EXERCISE PROMPT ▸
Look for the string "this" and copy every line that has it.

DATA ENTRIES ▸
-- Begin --

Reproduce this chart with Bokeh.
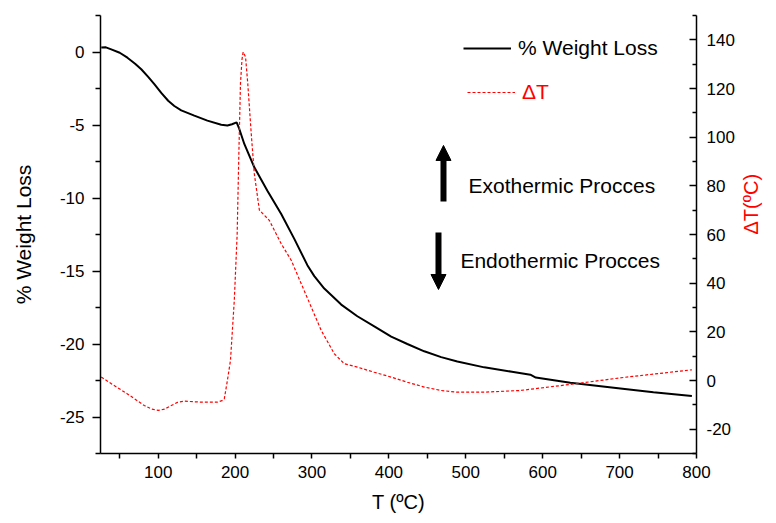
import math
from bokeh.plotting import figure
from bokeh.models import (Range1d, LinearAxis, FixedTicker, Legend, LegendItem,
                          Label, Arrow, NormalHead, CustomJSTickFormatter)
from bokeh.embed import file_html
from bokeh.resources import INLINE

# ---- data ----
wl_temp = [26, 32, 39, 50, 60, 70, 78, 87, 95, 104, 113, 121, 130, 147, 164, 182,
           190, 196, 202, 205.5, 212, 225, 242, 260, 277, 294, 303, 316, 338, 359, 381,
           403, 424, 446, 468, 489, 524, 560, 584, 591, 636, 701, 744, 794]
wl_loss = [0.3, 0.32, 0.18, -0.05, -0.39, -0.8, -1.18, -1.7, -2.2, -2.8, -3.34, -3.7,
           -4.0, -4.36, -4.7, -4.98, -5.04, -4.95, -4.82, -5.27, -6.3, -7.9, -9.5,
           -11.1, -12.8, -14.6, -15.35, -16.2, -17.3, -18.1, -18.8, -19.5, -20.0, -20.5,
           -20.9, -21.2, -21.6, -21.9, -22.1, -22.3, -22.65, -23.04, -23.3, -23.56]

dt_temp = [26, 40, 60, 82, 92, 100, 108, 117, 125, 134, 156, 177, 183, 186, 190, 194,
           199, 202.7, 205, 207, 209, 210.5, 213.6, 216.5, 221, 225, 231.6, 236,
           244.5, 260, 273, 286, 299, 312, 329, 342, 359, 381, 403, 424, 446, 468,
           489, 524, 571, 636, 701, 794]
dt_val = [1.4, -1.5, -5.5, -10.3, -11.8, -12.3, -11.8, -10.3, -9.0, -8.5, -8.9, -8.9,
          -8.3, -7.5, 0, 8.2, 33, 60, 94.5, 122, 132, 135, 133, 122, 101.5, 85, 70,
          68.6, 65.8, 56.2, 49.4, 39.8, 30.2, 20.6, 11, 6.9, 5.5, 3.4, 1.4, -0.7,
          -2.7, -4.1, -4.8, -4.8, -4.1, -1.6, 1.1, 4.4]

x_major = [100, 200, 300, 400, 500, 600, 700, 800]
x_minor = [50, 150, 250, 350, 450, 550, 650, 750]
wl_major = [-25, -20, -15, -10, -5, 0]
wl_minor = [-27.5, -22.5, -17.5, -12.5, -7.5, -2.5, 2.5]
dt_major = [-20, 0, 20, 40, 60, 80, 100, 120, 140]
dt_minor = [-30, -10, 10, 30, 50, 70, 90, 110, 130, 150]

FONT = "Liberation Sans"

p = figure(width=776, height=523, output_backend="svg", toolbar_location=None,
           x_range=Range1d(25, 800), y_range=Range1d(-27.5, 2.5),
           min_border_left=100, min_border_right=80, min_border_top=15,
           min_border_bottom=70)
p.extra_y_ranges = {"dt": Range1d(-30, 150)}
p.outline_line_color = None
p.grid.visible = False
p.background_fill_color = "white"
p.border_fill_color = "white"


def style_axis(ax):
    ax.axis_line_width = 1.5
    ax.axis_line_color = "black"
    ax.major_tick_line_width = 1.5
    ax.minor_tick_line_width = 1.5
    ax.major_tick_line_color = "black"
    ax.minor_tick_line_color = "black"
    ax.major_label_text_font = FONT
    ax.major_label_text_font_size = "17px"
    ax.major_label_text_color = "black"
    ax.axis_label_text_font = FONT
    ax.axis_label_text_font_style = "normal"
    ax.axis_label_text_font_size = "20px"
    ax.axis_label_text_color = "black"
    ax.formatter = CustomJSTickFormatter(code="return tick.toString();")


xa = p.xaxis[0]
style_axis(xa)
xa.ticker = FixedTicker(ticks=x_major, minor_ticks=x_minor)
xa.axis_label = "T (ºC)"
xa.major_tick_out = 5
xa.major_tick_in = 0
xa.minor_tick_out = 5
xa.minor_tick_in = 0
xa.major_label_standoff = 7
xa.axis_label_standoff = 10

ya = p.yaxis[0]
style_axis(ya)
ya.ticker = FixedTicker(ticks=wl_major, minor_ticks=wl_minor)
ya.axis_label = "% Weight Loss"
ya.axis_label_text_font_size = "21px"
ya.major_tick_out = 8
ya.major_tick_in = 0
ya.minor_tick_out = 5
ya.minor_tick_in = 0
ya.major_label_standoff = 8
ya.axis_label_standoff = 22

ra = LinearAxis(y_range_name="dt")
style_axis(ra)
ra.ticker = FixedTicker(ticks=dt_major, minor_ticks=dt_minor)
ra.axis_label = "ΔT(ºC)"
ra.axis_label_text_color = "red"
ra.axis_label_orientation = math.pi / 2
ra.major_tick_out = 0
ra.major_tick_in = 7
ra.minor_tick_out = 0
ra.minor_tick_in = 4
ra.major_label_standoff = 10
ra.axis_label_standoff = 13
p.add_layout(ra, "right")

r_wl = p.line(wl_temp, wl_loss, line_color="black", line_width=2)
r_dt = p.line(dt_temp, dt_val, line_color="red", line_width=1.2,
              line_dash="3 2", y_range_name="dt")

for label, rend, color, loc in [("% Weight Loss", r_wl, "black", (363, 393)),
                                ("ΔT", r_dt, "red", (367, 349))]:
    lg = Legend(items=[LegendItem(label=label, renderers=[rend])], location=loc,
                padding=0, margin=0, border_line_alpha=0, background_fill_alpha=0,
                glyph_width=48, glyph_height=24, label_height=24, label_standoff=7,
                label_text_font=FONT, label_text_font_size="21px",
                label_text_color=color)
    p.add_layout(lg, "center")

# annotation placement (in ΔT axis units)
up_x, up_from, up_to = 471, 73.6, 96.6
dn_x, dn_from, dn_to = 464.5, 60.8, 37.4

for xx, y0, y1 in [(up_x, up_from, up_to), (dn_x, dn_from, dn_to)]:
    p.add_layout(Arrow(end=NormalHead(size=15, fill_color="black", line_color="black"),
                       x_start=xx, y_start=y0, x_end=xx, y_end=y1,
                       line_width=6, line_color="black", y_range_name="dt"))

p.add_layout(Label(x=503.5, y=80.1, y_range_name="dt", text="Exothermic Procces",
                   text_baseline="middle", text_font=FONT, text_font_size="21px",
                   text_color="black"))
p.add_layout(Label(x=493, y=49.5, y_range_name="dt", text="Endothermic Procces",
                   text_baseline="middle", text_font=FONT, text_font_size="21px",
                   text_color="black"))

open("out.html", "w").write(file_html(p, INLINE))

-- End --
-- Begin --

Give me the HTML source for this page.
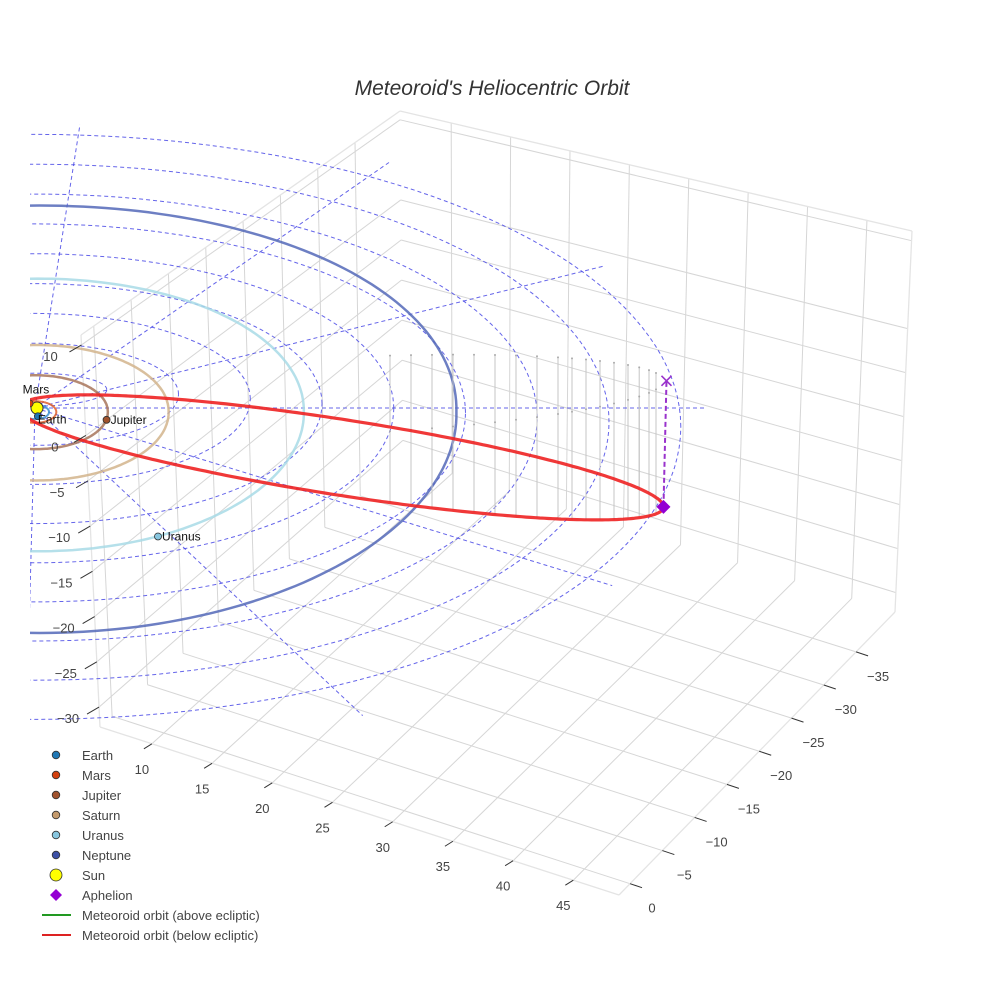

-- End --
-- Begin --

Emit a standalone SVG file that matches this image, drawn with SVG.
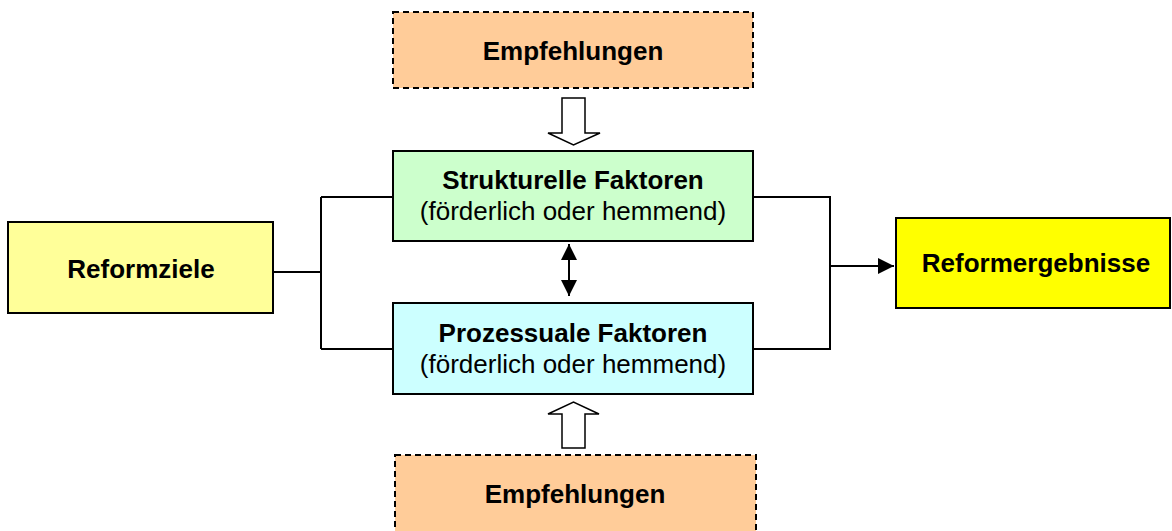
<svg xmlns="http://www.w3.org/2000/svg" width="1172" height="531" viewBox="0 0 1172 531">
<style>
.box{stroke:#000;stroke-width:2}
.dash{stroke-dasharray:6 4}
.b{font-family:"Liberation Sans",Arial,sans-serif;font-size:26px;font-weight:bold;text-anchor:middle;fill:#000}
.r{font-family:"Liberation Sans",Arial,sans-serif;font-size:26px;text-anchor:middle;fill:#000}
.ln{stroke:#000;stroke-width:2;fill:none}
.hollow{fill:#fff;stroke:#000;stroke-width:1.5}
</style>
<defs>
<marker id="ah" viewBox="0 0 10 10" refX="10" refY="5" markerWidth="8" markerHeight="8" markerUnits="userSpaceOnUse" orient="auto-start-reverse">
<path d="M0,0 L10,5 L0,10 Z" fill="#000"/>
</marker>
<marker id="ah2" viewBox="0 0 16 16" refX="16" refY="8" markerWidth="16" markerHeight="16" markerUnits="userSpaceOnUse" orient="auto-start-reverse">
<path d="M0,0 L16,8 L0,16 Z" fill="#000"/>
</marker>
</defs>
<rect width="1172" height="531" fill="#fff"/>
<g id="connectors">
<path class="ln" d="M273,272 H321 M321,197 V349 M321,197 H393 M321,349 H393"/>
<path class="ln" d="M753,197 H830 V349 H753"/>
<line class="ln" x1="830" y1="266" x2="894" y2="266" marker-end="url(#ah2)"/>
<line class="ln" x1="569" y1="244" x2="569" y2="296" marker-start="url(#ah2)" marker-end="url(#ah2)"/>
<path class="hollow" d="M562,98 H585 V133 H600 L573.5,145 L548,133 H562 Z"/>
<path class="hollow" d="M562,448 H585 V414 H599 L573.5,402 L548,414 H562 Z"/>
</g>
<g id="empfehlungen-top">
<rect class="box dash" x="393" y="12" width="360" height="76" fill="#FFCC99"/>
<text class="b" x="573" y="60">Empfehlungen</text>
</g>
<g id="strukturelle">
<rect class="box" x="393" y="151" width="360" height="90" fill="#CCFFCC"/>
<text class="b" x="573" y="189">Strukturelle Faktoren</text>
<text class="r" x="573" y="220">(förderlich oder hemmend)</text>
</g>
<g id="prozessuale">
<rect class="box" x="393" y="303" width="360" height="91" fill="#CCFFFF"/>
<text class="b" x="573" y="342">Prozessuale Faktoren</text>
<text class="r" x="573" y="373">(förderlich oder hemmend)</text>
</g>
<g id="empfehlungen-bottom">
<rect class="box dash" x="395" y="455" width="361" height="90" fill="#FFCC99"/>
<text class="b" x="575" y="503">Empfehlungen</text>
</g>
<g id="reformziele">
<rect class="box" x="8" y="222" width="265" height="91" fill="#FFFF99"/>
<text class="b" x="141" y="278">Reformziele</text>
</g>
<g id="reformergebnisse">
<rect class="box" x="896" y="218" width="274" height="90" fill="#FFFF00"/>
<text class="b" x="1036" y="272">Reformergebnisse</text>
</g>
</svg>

-- End --

TASK SOLUTION ▸
Reproduce this chart with Bokeh.
Give me the HTML source for this page.
Emit a standalone SVG file that matches this image, drawn with SVG.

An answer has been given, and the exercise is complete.